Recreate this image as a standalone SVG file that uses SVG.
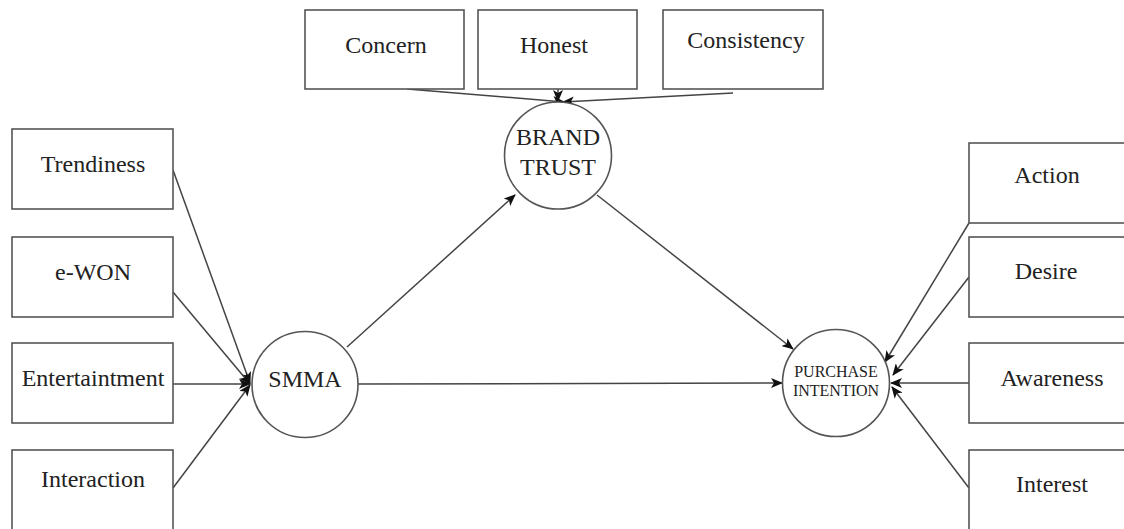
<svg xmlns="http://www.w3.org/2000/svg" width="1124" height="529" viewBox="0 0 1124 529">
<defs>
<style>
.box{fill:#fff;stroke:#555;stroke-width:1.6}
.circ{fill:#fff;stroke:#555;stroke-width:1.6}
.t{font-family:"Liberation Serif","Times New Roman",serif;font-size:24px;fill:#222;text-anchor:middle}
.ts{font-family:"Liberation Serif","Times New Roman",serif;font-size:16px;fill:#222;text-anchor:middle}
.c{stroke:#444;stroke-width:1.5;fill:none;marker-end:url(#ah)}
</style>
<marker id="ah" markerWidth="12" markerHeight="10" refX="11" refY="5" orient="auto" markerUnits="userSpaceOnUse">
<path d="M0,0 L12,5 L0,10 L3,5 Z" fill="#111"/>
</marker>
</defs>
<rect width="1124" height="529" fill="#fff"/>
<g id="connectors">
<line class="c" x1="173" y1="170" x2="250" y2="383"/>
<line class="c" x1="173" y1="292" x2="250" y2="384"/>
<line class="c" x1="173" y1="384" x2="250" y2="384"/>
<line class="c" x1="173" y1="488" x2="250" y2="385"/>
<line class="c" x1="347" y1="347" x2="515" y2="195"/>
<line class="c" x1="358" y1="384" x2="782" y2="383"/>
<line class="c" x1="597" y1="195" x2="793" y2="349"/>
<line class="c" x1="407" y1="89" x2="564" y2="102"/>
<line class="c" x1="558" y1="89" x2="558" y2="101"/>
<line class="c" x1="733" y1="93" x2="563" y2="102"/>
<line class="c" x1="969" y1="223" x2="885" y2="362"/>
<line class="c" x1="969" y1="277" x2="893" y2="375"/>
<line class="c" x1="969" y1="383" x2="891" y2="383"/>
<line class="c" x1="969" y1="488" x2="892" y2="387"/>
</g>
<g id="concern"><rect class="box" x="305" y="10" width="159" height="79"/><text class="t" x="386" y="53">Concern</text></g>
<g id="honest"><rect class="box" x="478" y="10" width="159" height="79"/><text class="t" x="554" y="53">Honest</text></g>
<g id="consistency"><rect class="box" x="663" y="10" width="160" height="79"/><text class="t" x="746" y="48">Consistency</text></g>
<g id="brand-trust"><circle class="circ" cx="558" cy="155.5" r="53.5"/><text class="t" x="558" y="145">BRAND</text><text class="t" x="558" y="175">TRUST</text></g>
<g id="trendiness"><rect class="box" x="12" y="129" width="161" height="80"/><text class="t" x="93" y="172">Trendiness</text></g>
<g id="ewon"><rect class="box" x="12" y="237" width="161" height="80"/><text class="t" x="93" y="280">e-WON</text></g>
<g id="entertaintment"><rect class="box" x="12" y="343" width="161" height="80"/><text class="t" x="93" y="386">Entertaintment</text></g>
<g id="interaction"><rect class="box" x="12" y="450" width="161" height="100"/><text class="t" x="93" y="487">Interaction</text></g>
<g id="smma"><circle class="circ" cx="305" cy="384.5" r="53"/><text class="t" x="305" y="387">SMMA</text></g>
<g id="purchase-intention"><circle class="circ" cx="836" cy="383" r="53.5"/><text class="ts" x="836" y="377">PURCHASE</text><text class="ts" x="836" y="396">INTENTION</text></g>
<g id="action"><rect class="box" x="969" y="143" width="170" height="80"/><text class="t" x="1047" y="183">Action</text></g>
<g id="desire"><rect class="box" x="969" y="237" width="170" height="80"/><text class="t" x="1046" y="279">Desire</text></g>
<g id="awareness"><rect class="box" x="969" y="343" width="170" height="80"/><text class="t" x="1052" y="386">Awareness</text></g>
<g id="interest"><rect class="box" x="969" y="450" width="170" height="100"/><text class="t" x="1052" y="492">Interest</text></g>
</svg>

━━━━━━━━━━━━━━━━━━━━━━━━━━━━━━

> GIVEN REQUEST
Print the listing above in full, exactly as written. Omit any pictures.

> ANSWER BELOW
Recreate this image as a standalone SVG file that uses SVG.
<svg xmlns="http://www.w3.org/2000/svg" width="1124" height="529" viewBox="0 0 1124 529">
<defs>
<style>
.box{fill:#fff;stroke:#555;stroke-width:1.6}
.circ{fill:#fff;stroke:#555;stroke-width:1.6}
.t{font-family:"Liberation Serif","Times New Roman",serif;font-size:24px;fill:#222;text-anchor:middle}
.ts{font-family:"Liberation Serif","Times New Roman",serif;font-size:16px;fill:#222;text-anchor:middle}
.c{stroke:#444;stroke-width:1.5;fill:none;marker-end:url(#ah)}
</style>
<marker id="ah" markerWidth="12" markerHeight="10" refX="11" refY="5" orient="auto" markerUnits="userSpaceOnUse">
<path d="M0,0 L12,5 L0,10 L3,5 Z" fill="#111"/>
</marker>
</defs>
<rect width="1124" height="529" fill="#fff"/>
<g id="connectors">
<line class="c" x1="173" y1="170" x2="250" y2="383"/>
<line class="c" x1="173" y1="292" x2="250" y2="384"/>
<line class="c" x1="173" y1="384" x2="250" y2="384"/>
<line class="c" x1="173" y1="488" x2="250" y2="385"/>
<line class="c" x1="347" y1="347" x2="515" y2="195"/>
<line class="c" x1="358" y1="384" x2="782" y2="383"/>
<line class="c" x1="597" y1="195" x2="793" y2="349"/>
<line class="c" x1="407" y1="89" x2="564" y2="102"/>
<line class="c" x1="558" y1="89" x2="558" y2="101"/>
<line class="c" x1="733" y1="93" x2="563" y2="102"/>
<line class="c" x1="969" y1="223" x2="885" y2="362"/>
<line class="c" x1="969" y1="277" x2="893" y2="375"/>
<line class="c" x1="969" y1="383" x2="891" y2="383"/>
<line class="c" x1="969" y1="488" x2="892" y2="387"/>
</g>
<g id="concern"><rect class="box" x="305" y="10" width="159" height="79"/><text class="t" x="386" y="53">Concern</text></g>
<g id="honest"><rect class="box" x="478" y="10" width="159" height="79"/><text class="t" x="554" y="53">Honest</text></g>
<g id="consistency"><rect class="box" x="663" y="10" width="160" height="79"/><text class="t" x="746" y="48">Consistency</text></g>
<g id="brand-trust"><circle class="circ" cx="558" cy="155.5" r="53.5"/><text class="t" x="558" y="145">BRAND</text><text class="t" x="558" y="175">TRUST</text></g>
<g id="trendiness"><rect class="box" x="12" y="129" width="161" height="80"/><text class="t" x="93" y="172">Trendiness</text></g>
<g id="ewon"><rect class="box" x="12" y="237" width="161" height="80"/><text class="t" x="93" y="280">e-WON</text></g>
<g id="entertaintment"><rect class="box" x="12" y="343" width="161" height="80"/><text class="t" x="93" y="386">Entertaintment</text></g>
<g id="interaction"><rect class="box" x="12" y="450" width="161" height="100"/><text class="t" x="93" y="487">Interaction</text></g>
<g id="smma"><circle class="circ" cx="305" cy="384.5" r="53"/><text class="t" x="305" y="387">SMMA</text></g>
<g id="purchase-intention"><circle class="circ" cx="836" cy="383" r="53.5"/><text class="ts" x="836" y="377">PURCHASE</text><text class="ts" x="836" y="396">INTENTION</text></g>
<g id="action"><rect class="box" x="969" y="143" width="170" height="80"/><text class="t" x="1047" y="183">Action</text></g>
<g id="desire"><rect class="box" x="969" y="237" width="170" height="80"/><text class="t" x="1046" y="279">Desire</text></g>
<g id="awareness"><rect class="box" x="969" y="343" width="170" height="80"/><text class="t" x="1052" y="386">Awareness</text></g>
<g id="interest"><rect class="box" x="969" y="450" width="170" height="100"/><text class="t" x="1052" y="492">Interest</text></g>
</svg>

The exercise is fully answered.